## Given problem
Filter the records below down to lines containing "this".

## Records provided
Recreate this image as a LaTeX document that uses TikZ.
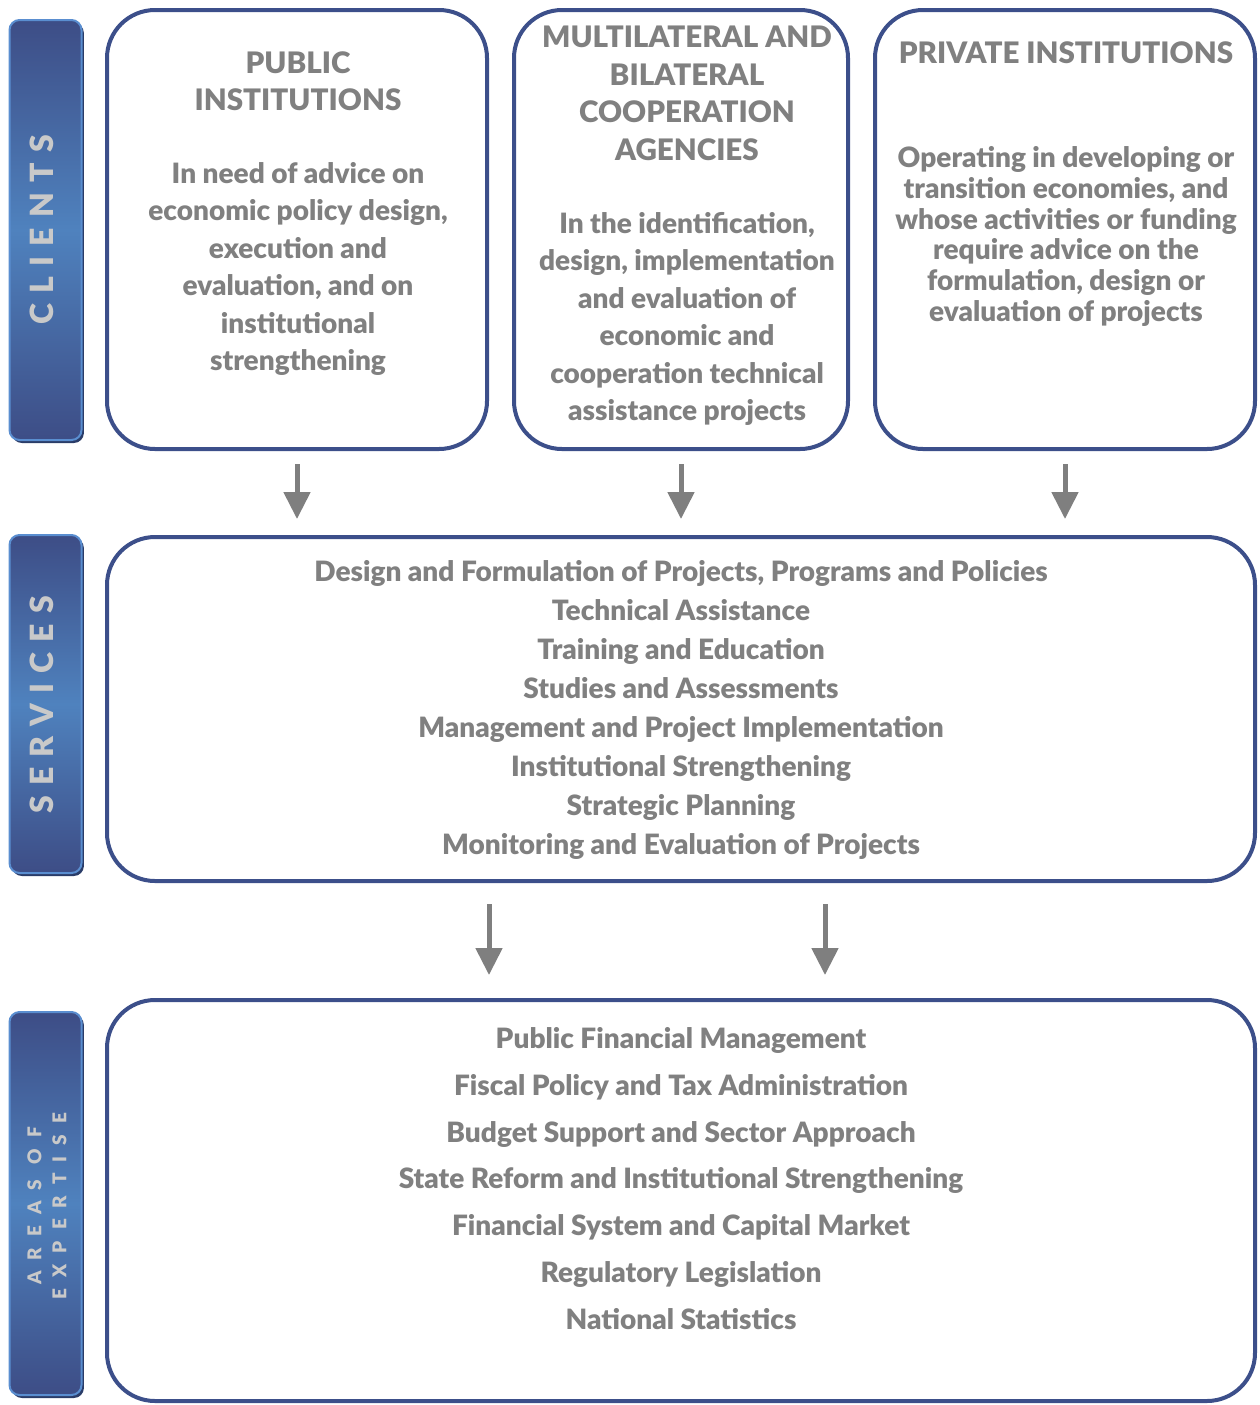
\documentclass[tikz,border=0pt]{standalone}
\usepackage{fontspec}
\setmainfont{Lato}[BoldFont={Lato Black}]
\usetikzlibrary{arrows.meta,shadows}
\definecolor{boxblue}{HTML}{3C4F8A}
\definecolor{txt}{HTML}{808080}
\definecolor{bardark}{HTML}{3D4D86}
\definecolor{barlight}{HTML}{4F82BE}
\definecolor{barborder}{HTML}{5A8ED0}
\definecolor{barshadow}{HTML}{2A3C68}
\definecolor{bartext}{HTML}{C9C9C9}
\definecolor{arrowgray}{HTML}{7F7F7F}
\begin{document}
\begin{tikzpicture}[x=0.5pt,y=-0.5pt,
  box/.style={draw=boxblue, line width=2pt, rounded corners=24pt, inner sep=0},
  bar/.style={rounded corners=5pt, draw=barborder, line width=1pt,
    top color=bardark, bottom color=bardark, middle color=barlight,
    drop shadow={shadow xshift=1.2pt, shadow yshift=-1.5pt, fill=barshadow, opacity=1},
    minimum width=36pt, inner sep=0},
  bartxt/.style={rotate=90, text=bartext, inner sep=0,
    font=\fontsize{16}{16}\selectfont\bfseries\addfontfeature{LetterSpace=32}},
  title/.style={anchor=north, inner sep=0, align=center, text=txt,
    font=\fontsize{14.8}{18.7}\selectfont\bfseries},
  body/.style={anchor=north, inner sep=0, align=center, text=txt,
    font=\fontsize{14}{18.7}\selectfont\bfseries},
  arr/.style={draw=arrowgray, line width=2.5pt, -{Triangle[length=13.5pt,width=13pt]}}
]
\useasboundingbox (0,0) rectangle (1260,1405);

% side bars
\node[bar, minimum height=210pt] (bclients) at (45.5,230) {};
\node[bar, minimum height=169pt] (bservices) at (45.5,704) {};
\node[bar, minimum height=191.5pt] (bareas) at (45.5,1203.5) {};
\node[bartxt] (lclients) at (42,230) {CLIENTS};
\node[bartxt] (lservices) at (42,705) {SERVICES};
\node[rotate=90, text=bartext, inner sep=0, align=center,
  font=\fontsize{9.5}{12.5}\selectfont\bfseries\addfontfeature{LetterSpace=58}] (lareas) at (47,1206) {AREAS OF\\EXPERTISE};

% boxes
\node[box, minimum width=190pt, minimum height=219.5pt] (pub) at (297,229.5) {};
\node[box, minimum width=167pt, minimum height=219.5pt] (multi) at (681,229.5) {};
\node[box, minimum width=190pt, minimum height=219.5pt] (priv) at (1065,229.5) {};
\node[box, minimum width=574pt, minimum height=172pt] (serv) at (681,709) {};
\node[box, minimum width=574pt, minimum height=200.5pt] (areas) at (681,1200.5) {};

% texts
\node[title] (tpub) at (298,51) {PUBLIC\\INSTITUTIONS};
\node[body] (xpub) at (298,162) {In need of advice on\\economic policy design,\\execution and\\evaluation, and on\\institutional\\strengthening};
\node[title] (tmulti) at (687,26) {MULTILATERAL AND\\BILATERAL\\COOPERATION\\AGENCIES};
\node[body] (xmulti) at (687,212) {In the identification,\\design, implementation\\and evaluation of\\economic and\\cooperation technical\\assistance projects};
\node[title] (tpriv) at (1066,41) {PRIVATE INSTITUTIONS};
\node[body, font=\fontsize{14}{15.4}\selectfont\bfseries] (xpriv) at (1066,146) {Operating in developing or\\transition economies, and\\whose activities or funding\\require advice on the\\formulation, design or\\evaluation of projects};
\node[body, font=\fontsize{14}{19.5}\selectfont\bfseries] (xserv) at (681,560) {Design and Formulation of Projects, Programs and Policies\\Technical Assistance\\Training and Education\\Studies and Assessments\\Management and Project Implementation\\Institutional Strengthening\\Strategic Planning\\Monitoring and Evaluation of Projects};
\node[body, font=\fontsize{14}{23.4}\selectfont\bfseries] (xareas) at (681,1027) {Public Financial Management\\Fiscal Policy and Tax Administration\\Budget Support and Sector Approach\\State Reform and Institutional Strengthening\\Financial System and Capital Market\\Regulatory Legislation\\National Statistics};

% arrows
\draw[arr, shorten <=6.5pt, shorten >=8pt] (pub.south) -- (pub.south |- serv.north);
\draw[arr, shorten <=6.5pt, shorten >=8pt] (multi.south) -- (multi.south |- serv.north);
\draw[arr, shorten <=6.5pt, shorten >=8pt] (priv.south) -- (priv.south |- serv.north);
\coordinate (ca) at (489,0);
\coordinate (cb) at (825,0);
\draw[arr, shorten <=10.5pt, shorten >=11.5pt] (serv.south -| ca) -- (areas.north -| ca);
\draw[arr, shorten <=10.5pt, shorten >=11.5pt] (serv.south -| cb) -- (areas.north -| cb);
\end{tikzpicture}
\end{document}
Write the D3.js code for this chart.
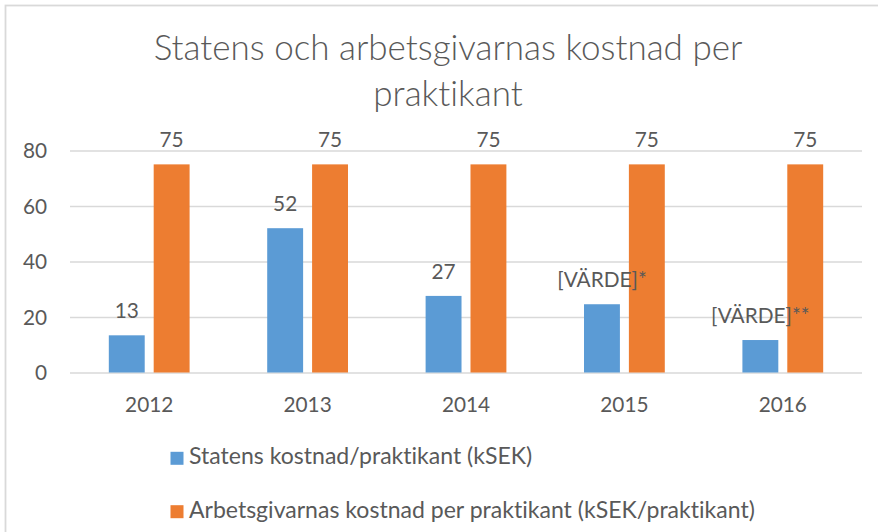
<!DOCTYPE html>
<html>
<head>
<meta charset="utf-8">
<script src="https://cdn.jsdelivr.net/npm/d3@7"></script>
<style>
  html, body { margin: 0; padding: 0; background: #fff; }
  svg { display: block; font-variant-ligatures: none; font-feature-settings: "liga" 0, "clig" 0; }
</style>
</head>
<body>
<svg id="chart" width="878" height="532"></svg>
<script>
// ---- data ----
const titleLines = ["Statens och arbetsgivarnas kostnad per", "praktikant"];
const years = ["2012", "2013", "2014", "2015", "2016"];
const seriesNames = [
  "Statens kostnad/praktikant (kSEK)",
  "Arbetsgivarnas kostnad per praktikant (kSEK/praktikant)"
];
const statensValues = [13.4, 52, 27.6, 24.6, 11.7];
const statensLabels = ["13", "52", "27", "[VÄRDE]*", "[VÄRDE]**"];
const arbetsgivarValues = [75, 75, 75, 75, 75];
const arbetsgivarLabels = ["75", "75", "75", "75", "75"];
const yTicks = [0, 20, 40, 60, 80];
const colors = ["#5B9BD5", "#ED7D31"];

// ---- setup ----
const FONT = "Lato, 'Open Sans', sans-serif";
const TXT = "#595959";
const svg = d3.select("#chart");

svg.append("rect")
  .attr("x", 5.5).attr("y", 5.5).attr("width", 900).attr("height", 600)
  .attr("fill", "#fff").attr("stroke", "#d9d9d9").attr("stroke-width", 1.8);

function fitWidth(sel, target) {
  const w = sel.node().getComputedTextLength();
  const fs = parseFloat(sel.attr("font-size"));
  const nfs = fs * target / w;
  sel.attr("font-size", nfs);
  return nfs;
}

// title
const t1 = svg.append("text").attr("x", 448).attr("y", 60)
  .attr("text-anchor", "middle").attr("font-family", FONT).attr("font-weight", 300)
  .attr("font-size", 32).attr("fill", TXT).text(titleLines[0]);
const titleFs = fitWidth(t1, 589);
svg.append("text").attr("x", 448).attr("y", 106)
  .attr("text-anchor", "middle").attr("font-family", FONT).attr("font-weight", 300)
  .attr("font-size", titleFs).attr("fill", TXT).text(titleLines[1]);

const labelFs = 20.8;

// scales
const x0 = d3.scaleBand().domain(years).range([70, 862]).paddingInner(0.49).paddingOuter(0.245);
const x1 = d3.scaleBand().domain([0, 1]).range([0, x0.bandwidth()]).paddingInner(0.2);
const y = d3.scaleLinear().domain([0, 80]).range([372.5, 150.5]);

// y axis + gridlines
const yAxis = svg.append("g").attr("transform", "translate(70,0)")
  .call(d3.axisLeft(y).tickValues(yTicks).tickSize(-792).tickPadding(23));
yAxis.select(".domain").remove();
yAxis.selectAll(".tick line").attr("stroke", "#d9d9d9").attr("stroke-width", 1.6);
yAxis.selectAll(".tick text").attr("font-family", FONT).attr("font-size", labelFs)
  .attr("fill", TXT).attr("dy", "0.35em");

// x axis labels
const xAxis = svg.append("g").attr("transform", `translate(0,${y(0)})`)
  .call(d3.axisBottom(x0).tickSize(0).tickPadding(0));
xAxis.select(".domain").remove();
xAxis.selectAll(".tick text").attr("font-family", FONT).attr("font-size", labelFs)
  .attr("fill", TXT).attr("y", 39).attr("dy", 0);

// bars (all bars first, then labels on top)
const series = [
  { values: statensValues, labels: statensLabels },
  { values: arbetsgivarValues, labels: arbetsgivarLabels }
];
const barLayer = svg.append("g");
const labelLayer = svg.append("g");
series.forEach((s, si) => {
  barLayer.append("g").selectAll("rect").data(years).join("rect")
    .attr("x", (d) => x0(d) + x1(si))
    .attr("width", x1.bandwidth())
    .attr("y", (d, i) => y(s.values[i]))
    .attr("height", (d, i) => y(0) - y(s.values[i]))
    .attr("fill", colors[si]);
  labelLayer.append("g").selectAll("text").data(years).join("text")
    .attr("x", (d) => x0(d) + x1(si) + x1.bandwidth() / 2)
    .attr("y", (d, i) => y(s.values[i]) - 17)
    .attr("text-anchor", "middle")
    .attr("font-family", FONT).attr("font-size", labelFs).attr("fill", TXT)
    .text((d, i) => s.labels[i]);
});

// legend
const lg = svg.append("g");
const legendY = [464.3, 517.7];
const lt = seriesNames.map((name, i) =>
  lg.append("text").attr("x", 189).attr("y", legendY[i])
    .attr("font-family", FONT).attr("font-size", 21).attr("fill", TXT).text(name));
const legFs = fitWidth(lt[1], 566);
lt[0].attr("font-size", legFs);
seriesNames.forEach((name, i) => {
  lg.append("rect").attr("x", 170.5).attr("y", legendY[i] - 12.5)
    .attr("width", 13).attr("height", 13).attr("fill", colors[i]);
});
</script>
</body>
</html>
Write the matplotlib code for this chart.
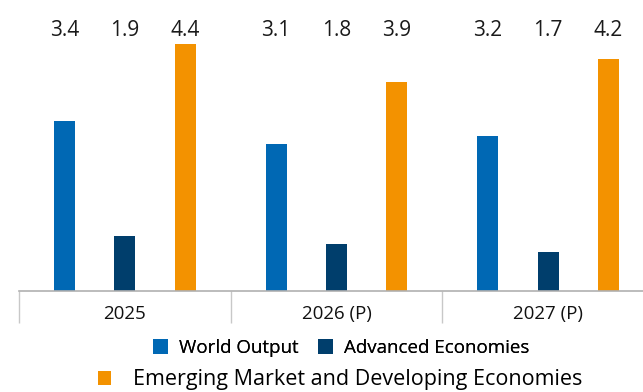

## Completed exercise
Recreate this image as a LaTeX document that uses TikZ.
Write the D3.js code for this chart.
Write the matplotlib code for this chart.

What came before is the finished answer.